Advogando independência, inclusive, em relação à imprensa, ministros do STF recusam a tese de que votaram contra os "mensaleiros" por causa da opinião pública. O ministro Marco Aurélio, defensor de maior transparência nas decisões do tribunal e das outras entidades públicas, acredita, no entanto, que a imprensa tem sido crucial na vigilância das instituições. "Se o foi (se a decisão do STF decorreu da 'faca no pescoço'), ela foi benéfica", comentou o ministro. "A opinião pública está cobrando uma fidelidade maior das autoridades aos princípios".

 

Marco Aurélio reconhece que o voto secreto, por meio do qual os senadores decidiram o Caso Renan, está previsto na Constituição, mas ele não vê sentido na sua manutenção. "Como pode um representante do povo cometer um ato escondido de seus representados?", indagou. "Trata-se da Casa do Povo. Não é uma casa de seita".

 

Ao decidir contra os mensaleiros, o STF ganhou credibilidade, respeito e independência. Dos 11 ministros da Corte, sete foram indicados pelo presidente Luiz Inácio Lula da Silva. A absolvição dos acusados interessava ao governo, mas, num julgamento acompanhado de perto pela sociedade, o STF deliberou contra a vontade oficial. No Senado, novamente não era do interesse do Palácio do Planalto a punição de um aliado, mas, lá, prevaleceu a vontade de uma maioria fomentada pelo governo.

 

"O Supremo está em sintonia com a opinião pública, com o sentimento de indignação da população com o próprio tribunal por causa da demora em julgar processos e da impunidade. Agora, o STF vem sinalizando o contrário: decide com competência, agilidade e contra a impunidade", comentou o senador Jarbas Vasconcelos (PMDB-PE), do mesmo partido do réu, que votou pela cassação de Renan. "O Senado tomou uma decisão contra a opinião pública, contra a verdade. O clima na sociedade é de cobrança e indignação.
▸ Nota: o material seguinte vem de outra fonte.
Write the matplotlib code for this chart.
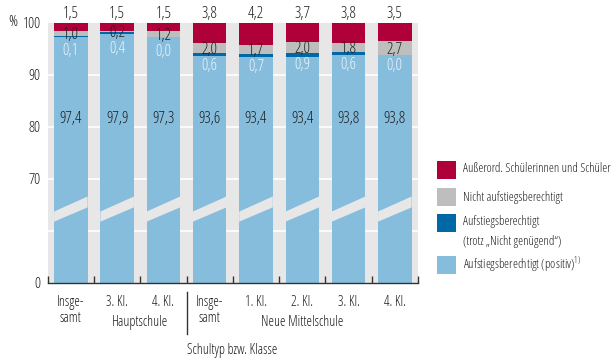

Há um divórcio completo entre a decisão do Senado e a do STF".

 

Jarbas diz que a conseqüência da absolvição de Renan é a perda de credibilidade do Senado, a "instituição mais antiga do país" - a Casa realizou sua primeira sessão em 1826, em pleno Império -, a ponto de ensejar propostas para a sua extinção, como defenderam recentemente parlamentares do PT. "O presidente Lula tem interesse nisso (no enfraquecimento do Senado), pode até não ser de forma consciente, mas, se não fossem as mãos do governo nesse caso, não tínhamos chegado a isso", criticou.

 

Para o senador Cristovam Buarque (PDT-DF), que também votou pela cassação de Renan, a crise do Senado foi causada por dois fatores: o "voto secreto" e o "cinismo". "Se o voto fosse aberto, definitivamente não teríamos esse resultado." Buarque cita o placar de votação - 40 a 35, com seis abstenções - para afirmar que Renan não tem legitimidade, uma vez que a maioria (41 senadores) demonstrou desconfiança. "Quem tem dúvida, caso dos que votaram contra e dos que se abstiveram, não tem confiança. Na política, se há dúvida, fica-se com o eleitor", assinalou. "A transparência mataria o cinismo".

 

O risco que corre o Senado, mais do que a sua extinção, é torna-se irrelevante, acredita Buarque. "A crise não está só no caso Renan. A Câmara não é melhor que o Senado", disse o senador, lembrando que a Câmara, também agindo contra a opinião pública, absolveu a maioria dos deputados acusados de participar do mensalão.

 

Buarque, cujo partido integra a base de apoio ao governo no Congresso, chama a atenção para o fato de que, tanto na tramitação do mensalão no Congresso quanto no Caso Renan, governistas usaram o argumento de que as decisões foram tomadas num ambiente democrático e, portanto, devem ser respeitadas e acatadas. "Estão colocando a democracia acima da ética. Ora, a moral está acima de tudo", observou o senador, comemorando o fato de a opinião pública estar atenta ao que acontece no país e lamentando, ao mesmo tempo, o "silêncio" dos intelectuais e dos movimentos sociais e o "imobilismo" da juventude.